The preparation and use of slab-shaped gels for electrophoretic separations generally require delicate handling through a time-consuming sequence of manipulations by the laboratory technician. The gel is first cast in a mold, then transferred to a support or enclosure which allows the passage of electric current for electrophoresis. The mold of course must be leakproof, yet during electrophoresis the gel must have two opposing ends exposed to permit contact with buffer solutions in which the electrodes are placed. The transfer presents many opportunities for error and nonreproducibility, as well as the danger of ruining a gel and the loss of an analysis as well as valuable laboratory time. Subsequent to electrophoresis, the plates of the mold must be capable of being separated to permit staining of the gel, presenting further problems in leakproofing.
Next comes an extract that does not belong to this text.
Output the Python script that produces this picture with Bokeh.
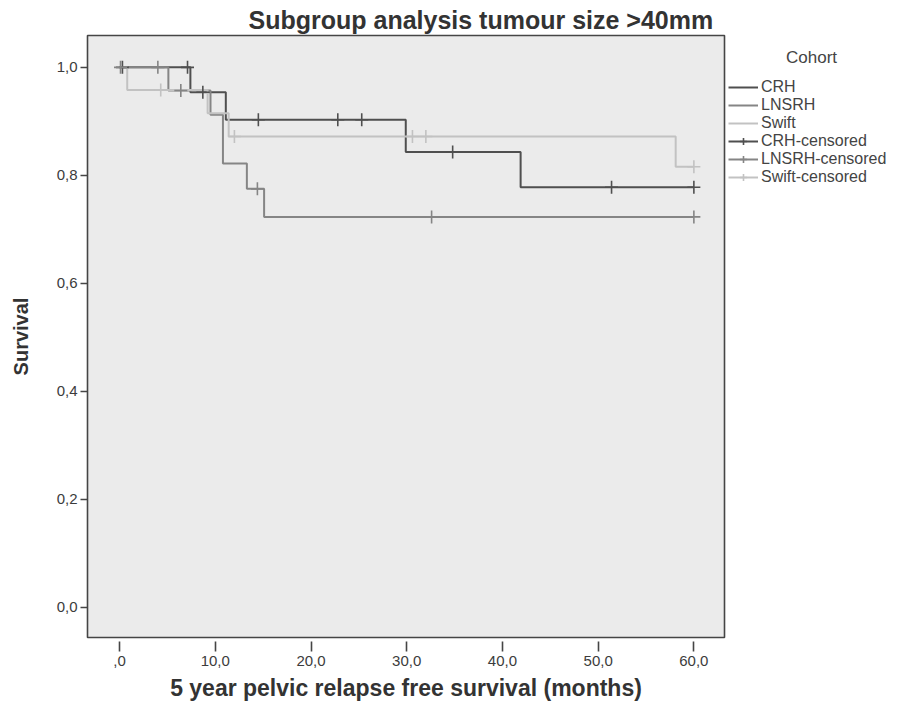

These problems are well illustrated by commercial products currently available for slab gel electrophoresis. A typical gel enclosure consists of two flat plates separated by spacers along two opposing longitudinal edges, the transverse edges remaining open, and the plates held together by compression along the longitudinal edges. To cast the gel between the two plates the assembled arrangement consisting of the plates, spacers, and whatever clamps are used to hold the plates and spacers together, are placed on a casting stand where one of the open edges of the plate assembly is pressed against a resilient sealing material such as rubber. The gel solution is then poured between the plates through the remaining open end. Once the gel has solidified, the plate assembly is removed from the casting stand and connected to appropriate components which permit the electrical connections needed for electrophoresis.
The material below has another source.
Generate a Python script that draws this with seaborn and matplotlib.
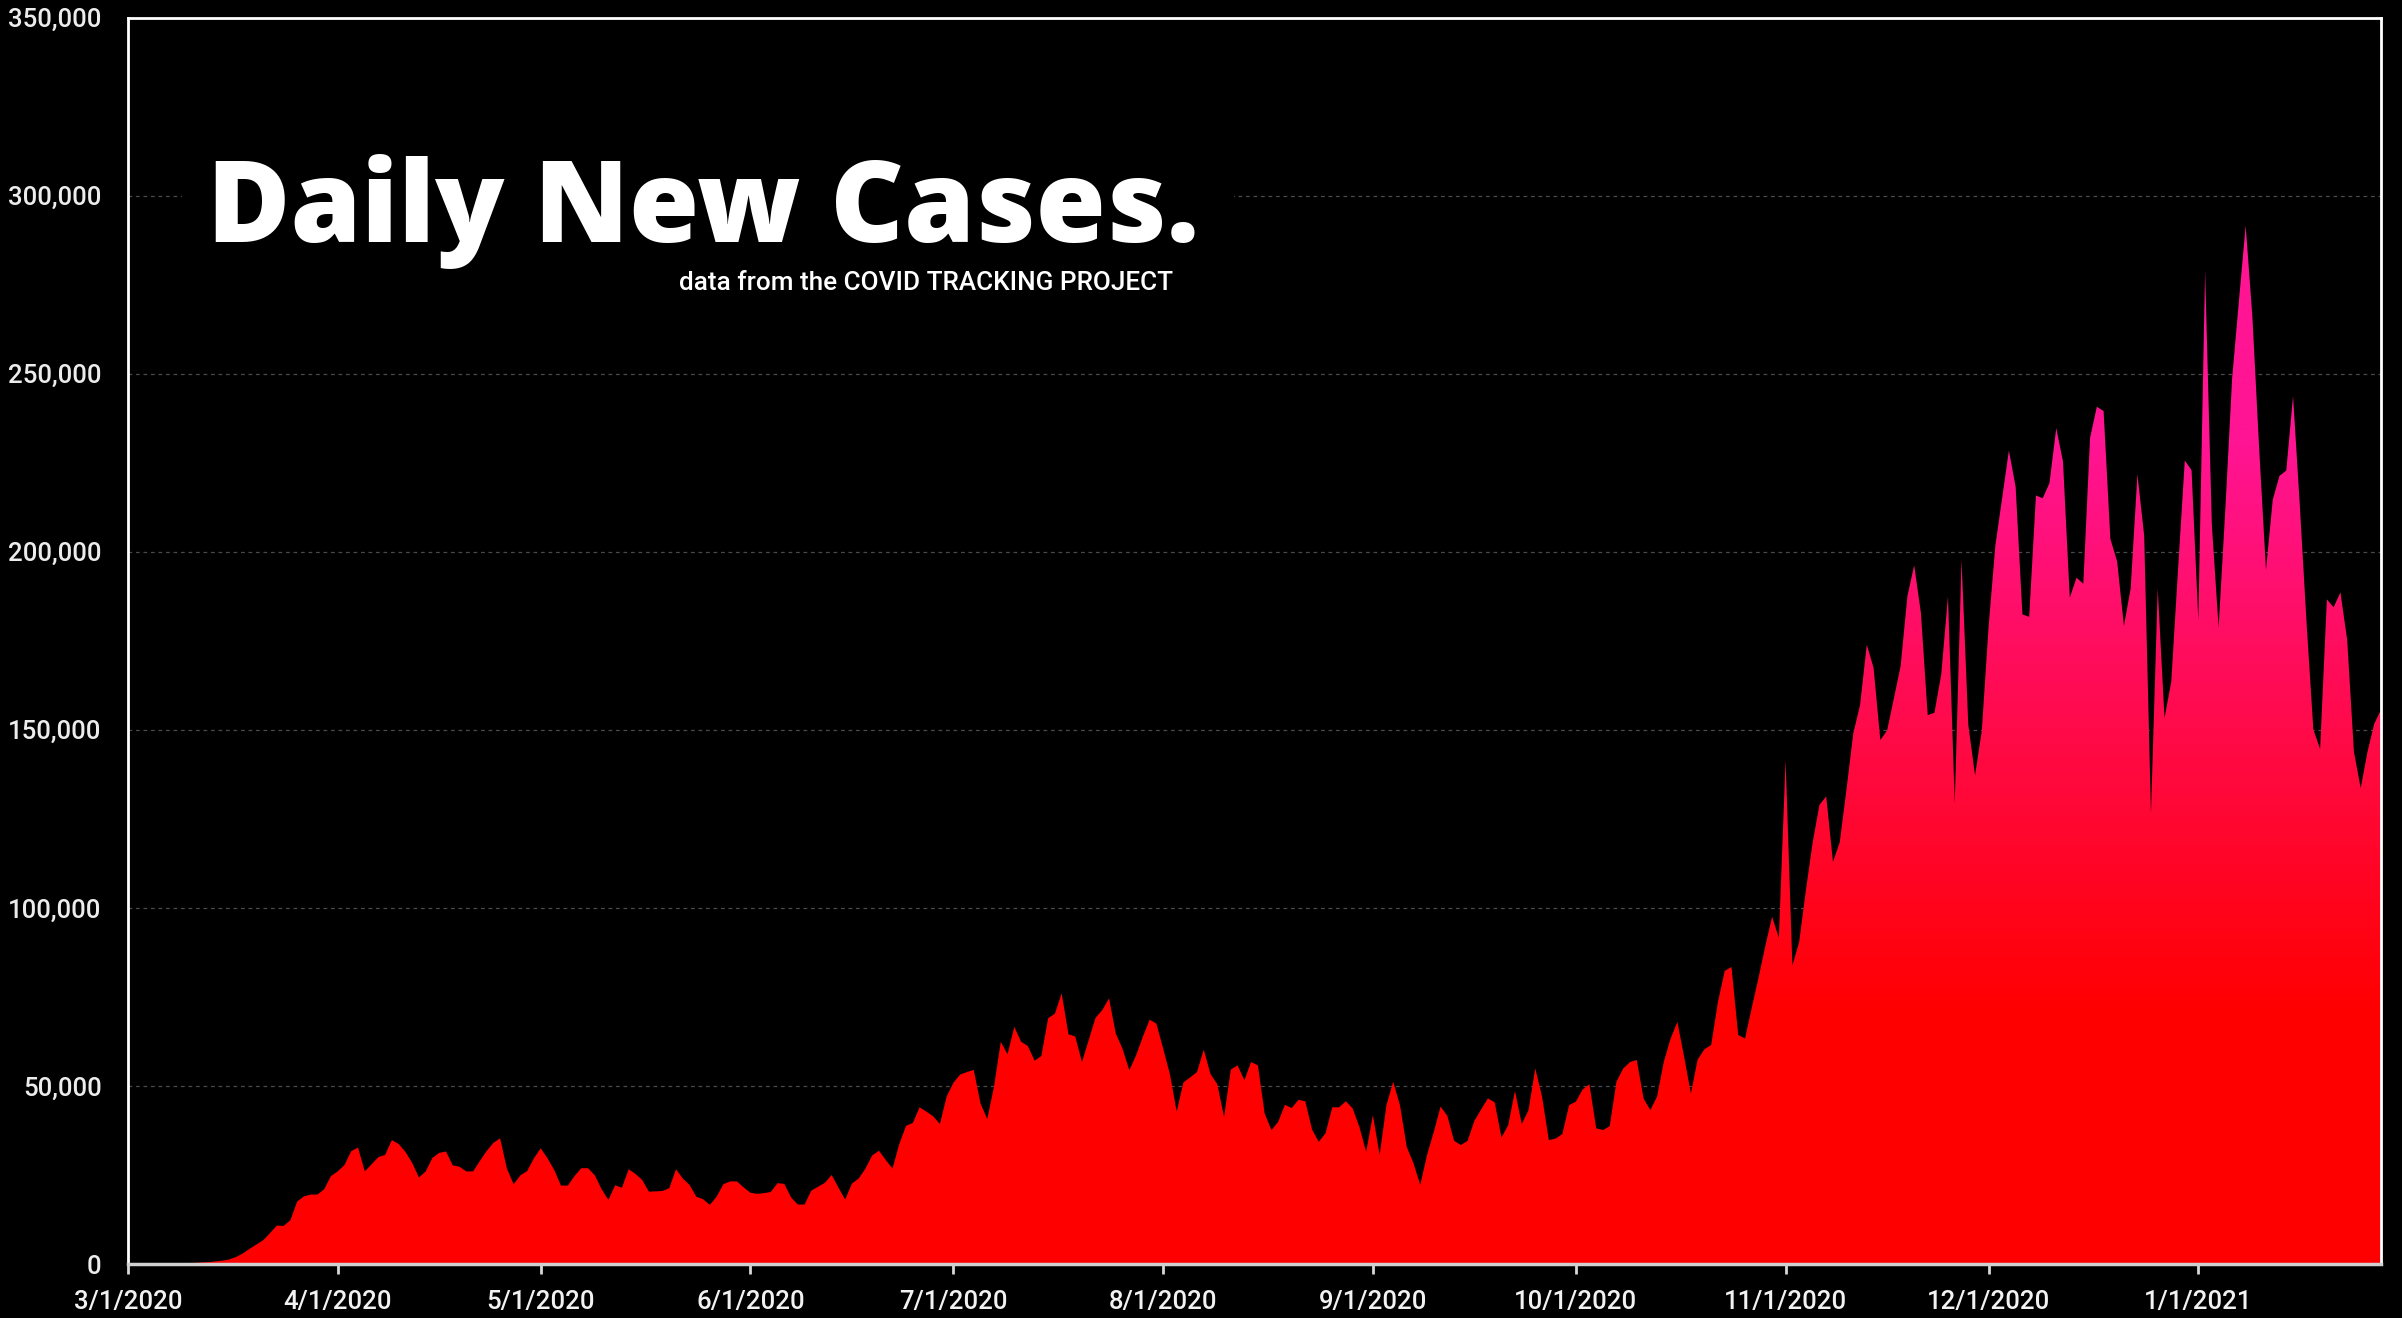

This procedure has several disadvantages. First, the plate assembly must be forced against the rubber surface with pressure to eliminate leakage. Second, an effective seal against the rubber surface also requires the plates and spacers to be carefully aligned and tightly compressed against each other. Such forces create a risk of disturbing the delicate gel, either during transfer from the casting stand to the cell which supplies the electrical connection, or during the final disassembly of the plates for removal and analysis of the gel. Third, the casting stand is an additional piece of equipment, raising the cost of the apparatus. Fourth, this multitude of manipulations and components makes the preparation and use of slab gels an expensive and cumbersome procedure, one which is not well suited to mass production or automation.